Gold prices steady after two days of losses on dwinding US Fed rate cut bets| Business News

Gold is still up about 55% this year and remains on target for its best annual performance since 1979. (AFP)


Bullion steadied following two days of losses that were spurred by fading optimism the US Federal Reserve will cut interest rates next month.

Gold is still up about 55% this year and remains on target for its best annual performance since 1979. (AFP)

The gold price was trading slightly below $4,100 an ounce on Monday, having lost more than 2% in the previous session. It edged up 0.1% to $4,088.16/ounce as of 9:04 am in Singapore. The Bloomberg Dollar Spot Index was also up 0.1%. Silver and palladium gained, while platinum was flat.
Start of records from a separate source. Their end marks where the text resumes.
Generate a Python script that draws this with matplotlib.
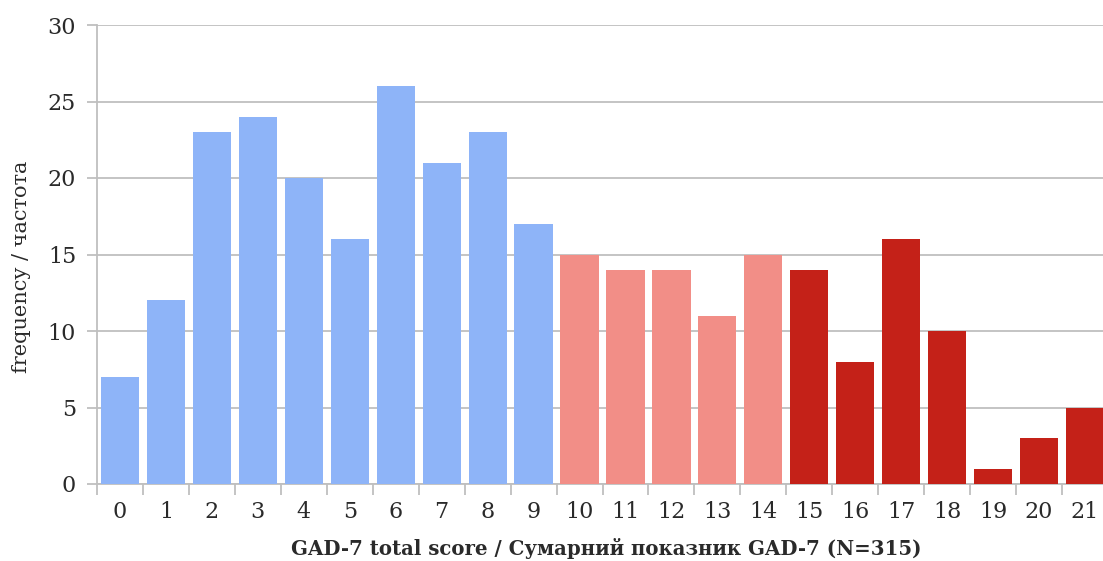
import matplotlib
matplotlib.use("Agg")
import matplotlib.pyplot as plt

scores = list(range(22))
freq = [7, 12, 23, 24, 20, 16, 26, 21, 23, 17, 15, 14, 14, 11, 15, 14, 8, 16, 10, 1, 3, 5]
tick_labels = [str(s) for s in scores]
c_low, c_mid, c_high = "#8EB4F8", "#F28E87", "#C42118"
colors = [c_low if s < 10 else (c_mid if s < 15 else c_high) for s in scores]

plt.rcParams['font.family'] = ['DejaVu Serif']

fig = plt.figure(figsize=(11.03, 5.61), dpi=100)
W, H = 1103, 561
left, right, top, bottom = 97, 1108, 25, 484
ax = fig.add_axes([left / W, 1 - bottom / H, (right - left) / W, (bottom - top) / H])

ax.bar(scores, freq, width=0.83, color=colors, zorder=3)
ax.set_xlim(-0.5, 21.5)
ax.set_ylim(0, 30)
ax.set_yticks(range(0, 31, 5))
ax.set_xticks(scores)
ax.set_xticklabels(tick_labels)
ax.set_xticks([s - 0.5 for s in scores] + [21.5], minor=True)

grid_c = "#BFBFBF"
ax.yaxis.grid(True, color=grid_c, linewidth=1.3, zorder=0)
for sp in ["top", "right"]:
    ax.spines[sp].set_visible(False)
for sp in ["left", "bottom"]:
    ax.spines[sp].set_color(grid_c)
    ax.spines[sp].set_linewidth(1.3)

ax.tick_params(axis="y", which="major", length=7, width=1.3, color=grid_c,
               labelsize=16, labelcolor="#2a2a2a", pad=8)
ax.tick_params(axis="x", which="major", length=0, labelsize=16,
               labelcolor="#2a2a2a", pad=12)
ax.tick_params(axis="x", which="minor", length=8, width=1.3, color=grid_c)

ax.set_ylabel("frequency / частота", fontsize=15, color="#2a2a2a")
ax.yaxis.set_label_coords(-0.065, (bottom - 267) / (bottom - top))
ax.set_xlabel("GAD-7 total score / Сумарний показник GAD-7 (N=315)",
              fontsize=14.2, fontweight="bold", color="#2a2a2a")
ax.xaxis.set_label_coords((606 - left) / (right - left), -0.118)

fig.savefig("out.png", dpi=100)
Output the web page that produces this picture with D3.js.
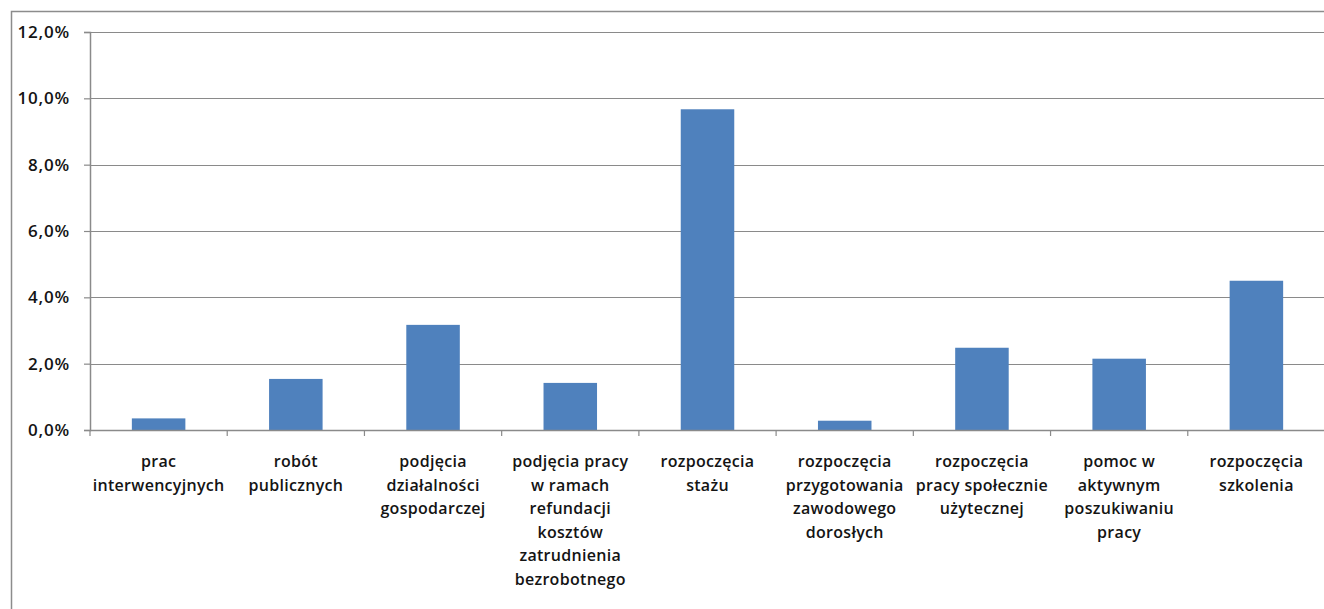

Expectations for another rate cut were scaled back last week as Fed officials showed little conviction for reducing borrowing costs. Lower interest rates typically make non-yielding bullion more appealing to investors.

Traders and policymakers are awaiting a backlog of data held up by the longest US government shutdown in history. A six-week absence of reliable statistics on the labour market and inflation in the world’s largest economy has made some officials increasingly reluctant to commit to another rate cut next month.

Traders are now split on the likelihood of a rate cut in December, after all but pricing in a quarter-point reduction less than a month ago.

“The shutdown is over, but the data fog it created is still clouding markets—the next few weeks will deliver numbers we barely have a handle on,” said Hebe Chen, a strategist at Vantage Markets in Melbourne.

Gold is still up about 55% this year and remains on target for its best annual performance since 1979. A scorching rally to a record high above $4,380 last month has been underpinned by elevated central-bank purchases, while investors have also piled into precious metals as a hedge against growing fiscal unease in some of the world’s biggest economies.

“Despite a minor pullback, gold’s medium-to-long-term trend remains intact, supported by softening dollar expectations and investors favoring safety as both the near- and long-term outlooks stay blurred,” Chen said.